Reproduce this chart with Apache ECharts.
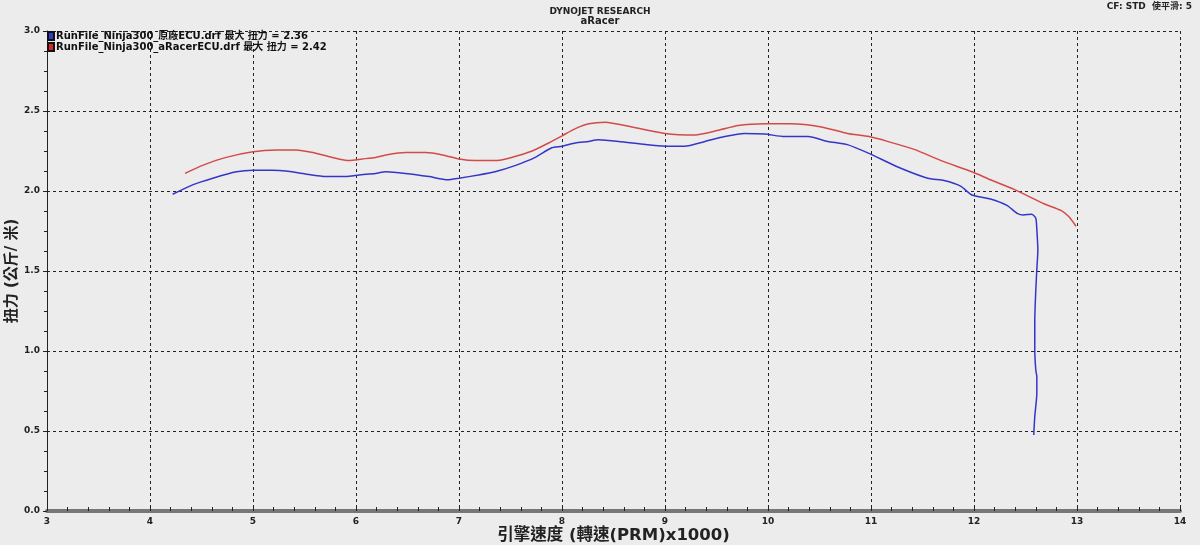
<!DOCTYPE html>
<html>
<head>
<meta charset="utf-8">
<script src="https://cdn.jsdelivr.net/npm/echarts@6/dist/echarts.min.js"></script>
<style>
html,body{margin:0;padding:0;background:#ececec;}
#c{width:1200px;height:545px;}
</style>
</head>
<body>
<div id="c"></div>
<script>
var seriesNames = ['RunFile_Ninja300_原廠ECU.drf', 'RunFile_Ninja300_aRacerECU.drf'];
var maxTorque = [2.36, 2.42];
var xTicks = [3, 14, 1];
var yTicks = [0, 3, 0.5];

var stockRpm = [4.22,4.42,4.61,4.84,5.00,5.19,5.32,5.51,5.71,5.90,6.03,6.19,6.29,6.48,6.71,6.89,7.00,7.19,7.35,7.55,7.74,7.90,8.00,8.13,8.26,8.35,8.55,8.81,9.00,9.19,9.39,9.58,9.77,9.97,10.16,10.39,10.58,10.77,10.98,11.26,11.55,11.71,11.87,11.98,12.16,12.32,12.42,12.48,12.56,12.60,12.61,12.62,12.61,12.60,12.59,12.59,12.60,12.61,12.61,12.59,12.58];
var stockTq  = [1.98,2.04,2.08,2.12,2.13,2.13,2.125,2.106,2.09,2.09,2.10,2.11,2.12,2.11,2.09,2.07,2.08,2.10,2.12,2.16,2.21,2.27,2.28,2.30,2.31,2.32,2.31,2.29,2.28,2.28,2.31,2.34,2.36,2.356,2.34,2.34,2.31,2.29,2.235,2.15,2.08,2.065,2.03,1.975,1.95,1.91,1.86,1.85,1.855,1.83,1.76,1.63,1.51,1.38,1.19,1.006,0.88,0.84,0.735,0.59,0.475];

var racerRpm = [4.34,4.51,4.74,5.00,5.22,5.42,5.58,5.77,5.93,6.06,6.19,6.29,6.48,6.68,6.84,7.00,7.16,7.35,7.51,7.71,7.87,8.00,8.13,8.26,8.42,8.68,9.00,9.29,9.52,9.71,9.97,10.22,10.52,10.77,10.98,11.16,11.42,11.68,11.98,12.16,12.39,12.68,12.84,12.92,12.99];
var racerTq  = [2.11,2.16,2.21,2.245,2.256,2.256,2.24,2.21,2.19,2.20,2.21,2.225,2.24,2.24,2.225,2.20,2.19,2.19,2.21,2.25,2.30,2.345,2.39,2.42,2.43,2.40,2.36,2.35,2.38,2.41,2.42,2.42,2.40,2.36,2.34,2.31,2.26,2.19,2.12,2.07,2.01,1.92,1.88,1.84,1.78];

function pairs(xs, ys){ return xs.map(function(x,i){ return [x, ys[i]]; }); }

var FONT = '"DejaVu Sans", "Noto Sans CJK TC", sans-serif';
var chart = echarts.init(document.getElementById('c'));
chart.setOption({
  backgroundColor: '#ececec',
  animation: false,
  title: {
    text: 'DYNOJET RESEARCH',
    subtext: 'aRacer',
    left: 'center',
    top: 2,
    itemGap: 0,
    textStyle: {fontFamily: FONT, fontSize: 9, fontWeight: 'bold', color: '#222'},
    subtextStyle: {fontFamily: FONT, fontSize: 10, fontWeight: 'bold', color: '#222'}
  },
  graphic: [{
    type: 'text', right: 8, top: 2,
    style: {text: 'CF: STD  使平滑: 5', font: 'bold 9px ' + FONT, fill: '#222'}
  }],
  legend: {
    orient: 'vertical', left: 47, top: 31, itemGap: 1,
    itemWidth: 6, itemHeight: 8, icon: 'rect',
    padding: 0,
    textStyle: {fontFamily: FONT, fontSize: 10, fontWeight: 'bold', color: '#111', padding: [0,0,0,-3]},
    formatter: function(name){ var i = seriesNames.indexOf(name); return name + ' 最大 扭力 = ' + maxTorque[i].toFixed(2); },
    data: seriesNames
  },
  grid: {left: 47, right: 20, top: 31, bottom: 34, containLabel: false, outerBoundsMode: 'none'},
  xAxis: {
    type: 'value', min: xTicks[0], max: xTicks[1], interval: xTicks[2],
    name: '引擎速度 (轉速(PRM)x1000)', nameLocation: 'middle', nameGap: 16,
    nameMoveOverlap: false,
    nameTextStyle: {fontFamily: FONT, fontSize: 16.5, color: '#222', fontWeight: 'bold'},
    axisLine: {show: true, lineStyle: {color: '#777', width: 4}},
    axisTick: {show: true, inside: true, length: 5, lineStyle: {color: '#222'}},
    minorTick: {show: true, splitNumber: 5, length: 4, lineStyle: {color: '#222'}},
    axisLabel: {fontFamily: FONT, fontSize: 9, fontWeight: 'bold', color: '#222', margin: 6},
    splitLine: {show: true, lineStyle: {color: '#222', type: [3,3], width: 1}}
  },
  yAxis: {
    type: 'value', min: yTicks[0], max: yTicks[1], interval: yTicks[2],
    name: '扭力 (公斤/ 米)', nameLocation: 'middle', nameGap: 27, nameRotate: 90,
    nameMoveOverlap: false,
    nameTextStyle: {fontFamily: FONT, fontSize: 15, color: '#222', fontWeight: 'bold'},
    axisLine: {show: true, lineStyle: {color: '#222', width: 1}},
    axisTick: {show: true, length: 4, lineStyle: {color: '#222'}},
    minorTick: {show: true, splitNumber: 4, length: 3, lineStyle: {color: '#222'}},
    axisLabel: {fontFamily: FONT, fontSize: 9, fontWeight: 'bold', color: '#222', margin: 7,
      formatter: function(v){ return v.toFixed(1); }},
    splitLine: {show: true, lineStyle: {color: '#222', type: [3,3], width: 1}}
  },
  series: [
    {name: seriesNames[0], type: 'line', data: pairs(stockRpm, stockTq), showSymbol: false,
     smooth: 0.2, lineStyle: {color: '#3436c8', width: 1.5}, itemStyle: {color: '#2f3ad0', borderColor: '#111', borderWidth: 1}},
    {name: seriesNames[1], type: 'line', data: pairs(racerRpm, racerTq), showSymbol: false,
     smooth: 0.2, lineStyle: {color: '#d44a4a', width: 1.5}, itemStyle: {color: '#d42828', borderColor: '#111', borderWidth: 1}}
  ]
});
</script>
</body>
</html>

__________________________________________________

AIM OF THE EXERCISE>
Write out again, exactly, the lines from the start of the listing up to the line containing "var yTicks = [0, 3, 0.5];", with both ends and without pictures.

RESPONSE TO THIS TASK>
Reproduce this chart with Apache ECharts.
<!DOCTYPE html>
<html>
<head>
<meta charset="utf-8">
<script src="https://cdn.jsdelivr.net/npm/echarts@6/dist/echarts.min.js"></script>
<style>
html,body{margin:0;padding:0;background:#ececec;}
#c{width:1200px;height:545px;}
</style>
</head>
<body>
<div id="c"></div>
<script>
var seriesNames = ['RunFile_Ninja300_原廠ECU.drf', 'RunFile_Ninja300_aRacerECU.drf'];
var maxTorque = [2.36, 2.42];
var xTicks = [3, 14, 1];
var yTicks = [0, 3, 0.5];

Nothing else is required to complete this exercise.